The aim of DA’AM is to build anew the working class and provide it with values of solidarity, despite national and religious differences. We do the same in our work with youth and with women. All the social frameworks we create are common to Arabs and Jews. This class can form the basis for a new Left, a third way, over against religious and nationalist agendas.

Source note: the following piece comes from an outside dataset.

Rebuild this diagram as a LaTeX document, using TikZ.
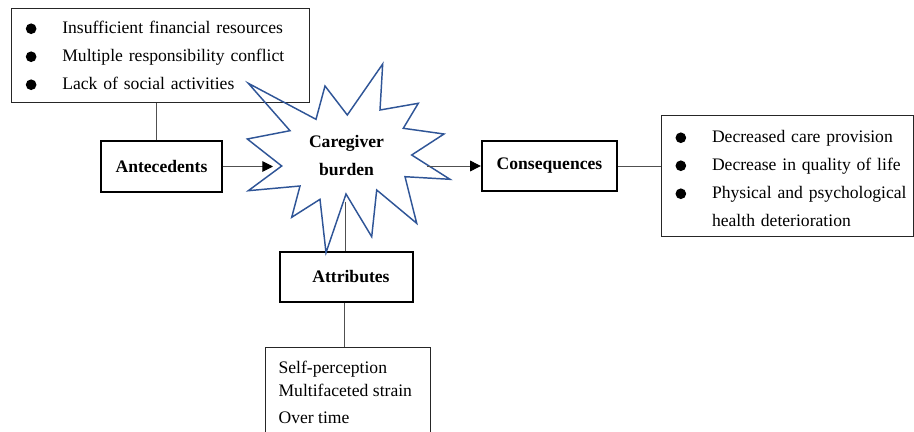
\documentclass[tikz,border=0pt]{standalone}
\usepackage{fontspec}
\setmainfont{Liberation Serif}
\usetikzlibrary{arrows.meta}
\definecolor{starblue}{RGB}{47,85,151}
\definecolor{connc}{RGB}{80,80,80}
\newcommand{\bltdot}{\tikz[baseline=-3.3pt]\fill[black] (0pt,0pt) circle (4pt);}
\newcommand{\blt}{\hspace*{10.8pt}\makebox[27.4pt][l]{\bltdot}}
\begin{document}
\begin{tikzpicture}[x=0.75pt,y=-0.75pt,
  font=\fontsize{13.2}{21}\selectfont,
  listbox/.style={draw=black!85, line width=0.6pt, inner xsep=0pt, inner ysep=0pt,
                  text width=#1, align=left, anchor=north west},
  mainbox/.style={draw=black, line width=1.3pt, inner sep=0pt,
                  font=\fontsize{13.2}{16}\selectfont\bfseries},
  conn/.style={draw=connc, line width=0.75pt},
  arr/.style={conn, -{Triangle[length=8pt,width=8pt,color=black]}}]
\useasboundingbox (0,0) rectangle (914,432);
\clip (0,0) rectangle (914,432);

% antecedents list
\node[listbox=223.5pt, minimum height=70.5pt] (antelist) at (11,8)
  {\blt Insufficient financial resources\\
   \blt Multiple responsibility conflict\\
   \blt Lack of social activities};

% consequences list
\node[listbox=189.4pt, minimum height=90.75pt] (conslist) at (660.7,115)
  {\rule{0pt}{12.5pt}\blt Decreased care provision\\
   \blt Decrease in quality of life\\
   \blt Physical and psychological\\
   \hspace*{38.2pt}health deterioration};

% main boxes
\node[mainbox, minimum width=90.75pt, minimum height=38.25pt] (ante) at (161.5,166.5) {Antecedents};
\node[mainbox, minimum width=101.7pt, minimum height=37.5pt] (cons) at (549.5,166) {Consequences};
\node[mainbox, minimum width=99.5pt, minimum height=37.5pt] (attr) at (346.3,276.7) {\hspace*{7pt}Attributes};

% star
\draw[starblue, line width=1.1pt, line join=miter]
  (382.7,64) -- (347.3,115) -- (325,86) -- (316,119.3) -- (248.3,83.3)
  -- (290,130.7) -- (247.3,139) -- (281.7,166) -- (248.3,190.7) -- (300,186)
  -- (291.7,217.3) -- (320,199.3) -- (326,252.7) -- (346,194) -- (371.7,236.7)
  -- (376.7,190) -- (416.7,223.3) -- (405,176.7) -- (450,179.3) -- (411.7,155)
  -- (444,134) -- (403.3,128.3) -- (418.3,103.3) -- (380,110) -- cycle;
\node[font=\fontsize{13.2}{20.7}\selectfont\bfseries, align=center, inner sep=0pt]
  (burden) at (346.5,155.5) {Caregiver\\burden};
\coordinate (sin) at (273,166.5);
\coordinate (sout) at (427,166);
\coordinate (sdown) at (345.3,201.7);

% attributes list
\node[draw=black!85, line width=0.6pt, minimum width=123.75pt, minimum height=75pt,
      anchor=north west, inner sep=0pt] (attbox) at (265,347.3) {};
\node[anchor=north west, align=left, inner sep=0pt, font=\fontsize{13.2}{17.25}\selectfont]
  (attlist) at (278.3,361) {Self-perception\\Multifaceted strain\\[3pt]Over time};

% connectors
\draw[conn] ([xshift=-3.4pt]ante.north) -- ([xshift=-3.4pt]ante.north |- antelist.south);
\draw[arr] (ante.east) -- (sin);
\draw[arr] (sout) -- (cons.west);
\draw[conn] (cons.east) -- (cons.east -| conslist.west);
\draw[conn] (sdown) -- (sdown |- attr.north);
\draw[conn] ([xshift=-1pt]attr.south) -- ([xshift=-1pt]attr.south |- attbox.north);
\end{tikzpicture}
\end{document}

The task is not easy. The hatred is abysmal, and each side clings to its narrative. Such division is influenced by the atmosphere of religious and nationalist extremism in both camps. But the common denominator is bigger. The Jewish worker is beginning to grasp the fact that he or she is being transformed into an “Arab”—that is, one who has no privileges in the Jewish State, which itself has become a State for the Rich. This new reality confronts Jewish workers with a major challenge: Will they go on risking their lives in Israel’s wars—for the sake of sixteen families?
But there is also a challenge for Arab workers. Will they realize at last that the national-religious agenda leads to ruin, and that the only way out is to find their class partners on the other side?
Amid the present crisis, the building of a new social Left, both here and worldwide, is a necessary condition for getting a better system. The astonishing opposition movement in Iran is a source of inspiration to us. So is the brave resistance—against their employers and the government—demonstrated by tens of thousands of Egyptian workers in the textile plants at Mahalla al-Kubra. Similar movements throughout the world will enable the Palestinians, the Iraqis, the Afghans and all oppressed peoples to shake off their chains and have their say.
Within such a framework, one can begin to seek partners for change and social justice, and also for peace: not a counterfeit peace of occupation regimes and dictatorships, but a peace of workers, a peace of democratic societies, a peace without walls, a peace that will enable human beings to earn their living with dignity.